__STATED PROBLEM__. Lines holding the string "React" are the ones to copy; find them all in the data.

__DATA EXTRACT__.
--- Start ---
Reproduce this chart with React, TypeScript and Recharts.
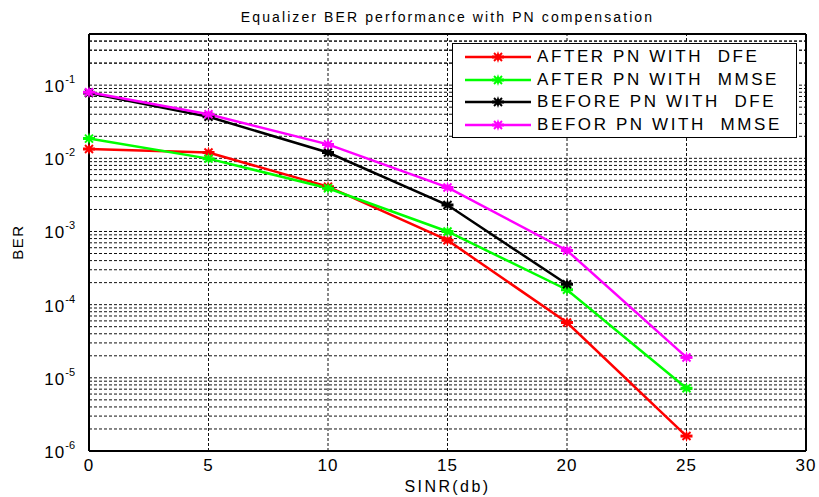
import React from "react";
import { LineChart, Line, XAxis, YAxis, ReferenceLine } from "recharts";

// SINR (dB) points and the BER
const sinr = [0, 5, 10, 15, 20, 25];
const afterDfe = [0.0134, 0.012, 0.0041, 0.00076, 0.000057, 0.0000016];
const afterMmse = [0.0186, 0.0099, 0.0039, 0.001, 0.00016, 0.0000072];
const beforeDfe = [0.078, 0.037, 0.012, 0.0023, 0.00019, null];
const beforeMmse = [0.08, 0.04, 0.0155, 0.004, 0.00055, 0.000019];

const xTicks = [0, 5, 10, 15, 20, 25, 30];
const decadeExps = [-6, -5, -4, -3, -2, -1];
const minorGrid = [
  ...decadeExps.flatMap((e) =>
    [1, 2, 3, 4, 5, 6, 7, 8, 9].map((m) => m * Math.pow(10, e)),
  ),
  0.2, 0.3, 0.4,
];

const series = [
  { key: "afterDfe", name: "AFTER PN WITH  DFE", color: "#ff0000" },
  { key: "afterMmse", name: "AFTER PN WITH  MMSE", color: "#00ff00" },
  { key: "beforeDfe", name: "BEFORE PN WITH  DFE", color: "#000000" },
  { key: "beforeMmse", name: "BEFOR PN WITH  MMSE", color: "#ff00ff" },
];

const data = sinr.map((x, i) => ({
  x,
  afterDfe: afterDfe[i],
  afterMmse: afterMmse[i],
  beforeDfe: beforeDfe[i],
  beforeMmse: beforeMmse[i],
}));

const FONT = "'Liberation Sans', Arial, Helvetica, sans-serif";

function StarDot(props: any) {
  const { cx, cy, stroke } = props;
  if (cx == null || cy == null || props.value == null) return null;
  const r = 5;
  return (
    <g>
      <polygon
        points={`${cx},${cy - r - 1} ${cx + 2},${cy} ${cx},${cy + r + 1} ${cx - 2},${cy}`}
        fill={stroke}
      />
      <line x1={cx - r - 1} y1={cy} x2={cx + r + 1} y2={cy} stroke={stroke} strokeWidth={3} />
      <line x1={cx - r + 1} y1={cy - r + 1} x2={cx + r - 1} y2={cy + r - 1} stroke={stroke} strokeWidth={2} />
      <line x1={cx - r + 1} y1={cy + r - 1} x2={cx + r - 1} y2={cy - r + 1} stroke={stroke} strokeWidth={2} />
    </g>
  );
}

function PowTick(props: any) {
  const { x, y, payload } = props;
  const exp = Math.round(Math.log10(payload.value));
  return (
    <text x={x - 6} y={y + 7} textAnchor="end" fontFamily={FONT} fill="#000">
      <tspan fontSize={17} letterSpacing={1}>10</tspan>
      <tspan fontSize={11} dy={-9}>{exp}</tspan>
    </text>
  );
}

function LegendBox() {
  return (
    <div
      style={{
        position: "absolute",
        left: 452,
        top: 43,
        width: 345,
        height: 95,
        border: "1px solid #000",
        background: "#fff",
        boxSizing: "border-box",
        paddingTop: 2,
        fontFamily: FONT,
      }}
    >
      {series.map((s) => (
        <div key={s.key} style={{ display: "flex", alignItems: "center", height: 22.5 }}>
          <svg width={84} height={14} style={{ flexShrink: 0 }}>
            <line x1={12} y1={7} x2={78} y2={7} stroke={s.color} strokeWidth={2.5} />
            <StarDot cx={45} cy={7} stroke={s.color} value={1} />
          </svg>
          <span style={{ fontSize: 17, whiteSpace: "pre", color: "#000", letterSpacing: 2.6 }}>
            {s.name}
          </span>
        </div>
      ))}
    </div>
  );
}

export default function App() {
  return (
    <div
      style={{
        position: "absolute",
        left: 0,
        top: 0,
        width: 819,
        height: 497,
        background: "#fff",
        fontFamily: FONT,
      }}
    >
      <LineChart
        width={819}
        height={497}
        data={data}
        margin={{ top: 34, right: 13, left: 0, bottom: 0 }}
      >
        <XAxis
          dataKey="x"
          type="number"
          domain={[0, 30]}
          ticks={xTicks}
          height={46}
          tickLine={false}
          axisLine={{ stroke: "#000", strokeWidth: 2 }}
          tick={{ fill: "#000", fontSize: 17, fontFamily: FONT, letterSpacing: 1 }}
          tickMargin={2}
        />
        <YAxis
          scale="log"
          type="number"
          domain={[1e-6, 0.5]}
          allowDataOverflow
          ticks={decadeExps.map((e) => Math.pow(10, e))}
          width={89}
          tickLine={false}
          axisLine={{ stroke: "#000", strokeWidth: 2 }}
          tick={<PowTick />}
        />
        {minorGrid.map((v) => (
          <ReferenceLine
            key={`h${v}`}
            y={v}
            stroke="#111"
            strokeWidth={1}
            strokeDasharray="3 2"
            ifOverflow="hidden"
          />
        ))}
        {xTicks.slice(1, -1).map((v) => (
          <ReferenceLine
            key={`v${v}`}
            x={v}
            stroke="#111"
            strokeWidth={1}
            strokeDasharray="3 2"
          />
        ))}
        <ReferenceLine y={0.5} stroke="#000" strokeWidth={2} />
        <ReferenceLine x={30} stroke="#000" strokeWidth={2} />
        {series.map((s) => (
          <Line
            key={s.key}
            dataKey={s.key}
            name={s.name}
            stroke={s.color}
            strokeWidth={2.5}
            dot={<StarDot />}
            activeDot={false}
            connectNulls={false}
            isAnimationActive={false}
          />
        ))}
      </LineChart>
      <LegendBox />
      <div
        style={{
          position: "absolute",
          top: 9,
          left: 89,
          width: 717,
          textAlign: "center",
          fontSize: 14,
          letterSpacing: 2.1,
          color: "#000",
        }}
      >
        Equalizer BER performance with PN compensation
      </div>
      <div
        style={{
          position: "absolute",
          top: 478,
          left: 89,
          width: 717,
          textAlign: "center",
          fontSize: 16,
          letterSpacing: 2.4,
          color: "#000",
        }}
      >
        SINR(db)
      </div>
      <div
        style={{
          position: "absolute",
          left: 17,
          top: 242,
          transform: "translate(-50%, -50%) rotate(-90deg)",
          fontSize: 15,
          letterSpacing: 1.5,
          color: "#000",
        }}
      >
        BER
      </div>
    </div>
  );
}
--- End ---
--- Start ---
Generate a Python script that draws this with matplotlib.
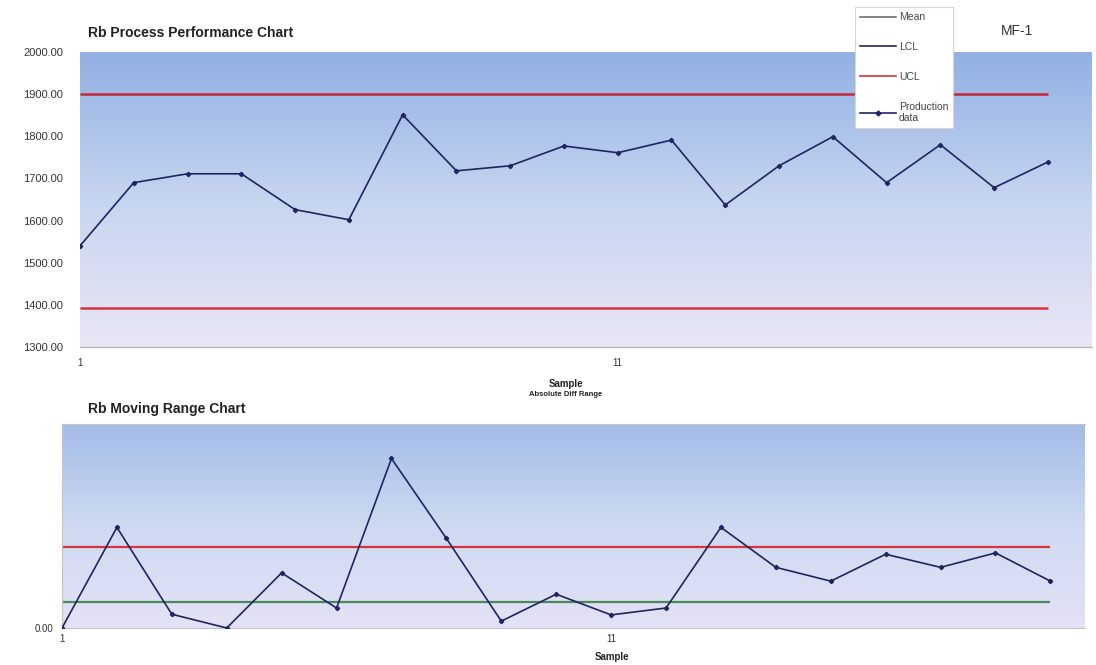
--- End ---
--- Start ---
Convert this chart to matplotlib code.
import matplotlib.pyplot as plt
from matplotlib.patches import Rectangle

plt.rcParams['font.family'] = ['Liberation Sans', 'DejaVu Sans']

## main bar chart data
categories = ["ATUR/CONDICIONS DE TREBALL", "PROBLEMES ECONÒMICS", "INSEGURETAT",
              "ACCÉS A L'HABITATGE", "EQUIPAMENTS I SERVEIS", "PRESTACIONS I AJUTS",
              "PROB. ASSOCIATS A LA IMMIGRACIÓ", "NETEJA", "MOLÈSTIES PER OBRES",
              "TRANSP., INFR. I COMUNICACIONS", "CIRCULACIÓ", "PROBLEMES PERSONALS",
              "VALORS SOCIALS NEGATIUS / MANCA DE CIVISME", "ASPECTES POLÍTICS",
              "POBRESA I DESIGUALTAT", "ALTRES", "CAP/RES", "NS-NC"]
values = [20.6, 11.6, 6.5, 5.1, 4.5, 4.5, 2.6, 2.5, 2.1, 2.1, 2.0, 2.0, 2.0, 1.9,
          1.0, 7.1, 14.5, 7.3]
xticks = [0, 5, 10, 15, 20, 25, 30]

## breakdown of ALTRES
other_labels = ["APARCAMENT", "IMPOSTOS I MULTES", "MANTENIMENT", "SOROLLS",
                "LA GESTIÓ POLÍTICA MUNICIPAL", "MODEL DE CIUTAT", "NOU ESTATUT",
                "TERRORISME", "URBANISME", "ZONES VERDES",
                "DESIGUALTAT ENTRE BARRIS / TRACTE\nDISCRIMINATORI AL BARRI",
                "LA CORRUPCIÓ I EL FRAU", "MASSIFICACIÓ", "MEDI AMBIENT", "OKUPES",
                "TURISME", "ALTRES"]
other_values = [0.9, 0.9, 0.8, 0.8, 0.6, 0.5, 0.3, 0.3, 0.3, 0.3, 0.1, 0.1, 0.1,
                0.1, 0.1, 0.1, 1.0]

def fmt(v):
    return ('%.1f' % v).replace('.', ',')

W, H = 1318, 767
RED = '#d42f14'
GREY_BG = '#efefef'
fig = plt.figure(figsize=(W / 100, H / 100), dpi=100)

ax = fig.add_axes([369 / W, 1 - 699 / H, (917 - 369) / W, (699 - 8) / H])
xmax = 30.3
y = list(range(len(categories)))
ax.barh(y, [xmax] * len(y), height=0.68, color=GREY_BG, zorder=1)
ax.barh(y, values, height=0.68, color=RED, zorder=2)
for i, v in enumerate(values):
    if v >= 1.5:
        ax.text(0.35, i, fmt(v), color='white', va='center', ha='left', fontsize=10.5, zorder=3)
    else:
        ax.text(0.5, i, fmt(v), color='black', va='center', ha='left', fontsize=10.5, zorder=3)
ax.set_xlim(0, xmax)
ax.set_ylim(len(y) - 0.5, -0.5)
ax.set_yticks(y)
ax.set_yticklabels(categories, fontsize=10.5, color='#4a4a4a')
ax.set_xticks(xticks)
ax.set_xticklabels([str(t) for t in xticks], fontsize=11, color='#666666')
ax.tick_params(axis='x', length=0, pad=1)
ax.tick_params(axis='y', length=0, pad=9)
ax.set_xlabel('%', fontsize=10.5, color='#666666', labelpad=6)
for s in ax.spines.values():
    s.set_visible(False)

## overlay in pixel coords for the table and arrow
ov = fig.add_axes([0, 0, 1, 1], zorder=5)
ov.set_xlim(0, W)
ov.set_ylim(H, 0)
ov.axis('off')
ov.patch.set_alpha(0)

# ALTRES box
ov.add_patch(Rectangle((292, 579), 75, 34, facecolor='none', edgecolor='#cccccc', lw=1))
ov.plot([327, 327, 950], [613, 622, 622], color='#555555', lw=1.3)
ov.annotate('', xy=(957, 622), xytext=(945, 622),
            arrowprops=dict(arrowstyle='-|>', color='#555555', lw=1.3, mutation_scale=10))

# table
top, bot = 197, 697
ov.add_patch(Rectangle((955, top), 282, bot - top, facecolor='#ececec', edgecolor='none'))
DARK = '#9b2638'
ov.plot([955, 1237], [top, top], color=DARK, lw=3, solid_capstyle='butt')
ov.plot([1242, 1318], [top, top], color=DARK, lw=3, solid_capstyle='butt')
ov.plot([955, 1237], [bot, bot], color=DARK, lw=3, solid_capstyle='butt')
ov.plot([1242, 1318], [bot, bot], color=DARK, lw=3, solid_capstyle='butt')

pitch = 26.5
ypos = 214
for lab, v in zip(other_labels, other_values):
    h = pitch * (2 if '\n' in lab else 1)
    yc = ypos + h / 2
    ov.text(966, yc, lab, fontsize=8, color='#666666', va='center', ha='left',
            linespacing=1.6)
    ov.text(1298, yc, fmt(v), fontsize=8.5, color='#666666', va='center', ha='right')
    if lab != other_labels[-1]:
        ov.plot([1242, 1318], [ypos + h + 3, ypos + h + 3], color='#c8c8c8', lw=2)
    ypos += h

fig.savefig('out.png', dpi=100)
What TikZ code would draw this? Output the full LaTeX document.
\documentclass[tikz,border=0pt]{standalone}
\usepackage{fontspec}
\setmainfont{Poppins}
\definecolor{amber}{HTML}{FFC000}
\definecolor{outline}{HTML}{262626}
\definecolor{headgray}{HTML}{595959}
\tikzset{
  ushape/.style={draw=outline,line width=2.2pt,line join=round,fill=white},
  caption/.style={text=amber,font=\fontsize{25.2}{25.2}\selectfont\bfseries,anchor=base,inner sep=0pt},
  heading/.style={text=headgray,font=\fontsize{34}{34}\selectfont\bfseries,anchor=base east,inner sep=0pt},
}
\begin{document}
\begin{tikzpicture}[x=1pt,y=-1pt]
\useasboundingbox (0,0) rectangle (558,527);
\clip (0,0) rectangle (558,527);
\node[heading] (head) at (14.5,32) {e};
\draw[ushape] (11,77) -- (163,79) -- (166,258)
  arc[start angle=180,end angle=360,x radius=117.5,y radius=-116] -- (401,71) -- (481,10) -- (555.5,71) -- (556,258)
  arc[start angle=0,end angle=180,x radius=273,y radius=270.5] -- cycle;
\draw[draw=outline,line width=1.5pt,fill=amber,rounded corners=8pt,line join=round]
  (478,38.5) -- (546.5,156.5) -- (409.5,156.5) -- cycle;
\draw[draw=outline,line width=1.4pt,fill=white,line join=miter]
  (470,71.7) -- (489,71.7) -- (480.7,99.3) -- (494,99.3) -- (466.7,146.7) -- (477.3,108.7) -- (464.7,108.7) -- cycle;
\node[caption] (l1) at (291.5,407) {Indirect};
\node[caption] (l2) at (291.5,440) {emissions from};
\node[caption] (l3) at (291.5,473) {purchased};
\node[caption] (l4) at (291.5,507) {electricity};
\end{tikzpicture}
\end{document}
--- End ---
__TASK OUTPUT__.
Reproduce this chart with React, TypeScript and Recharts.
import React from "react";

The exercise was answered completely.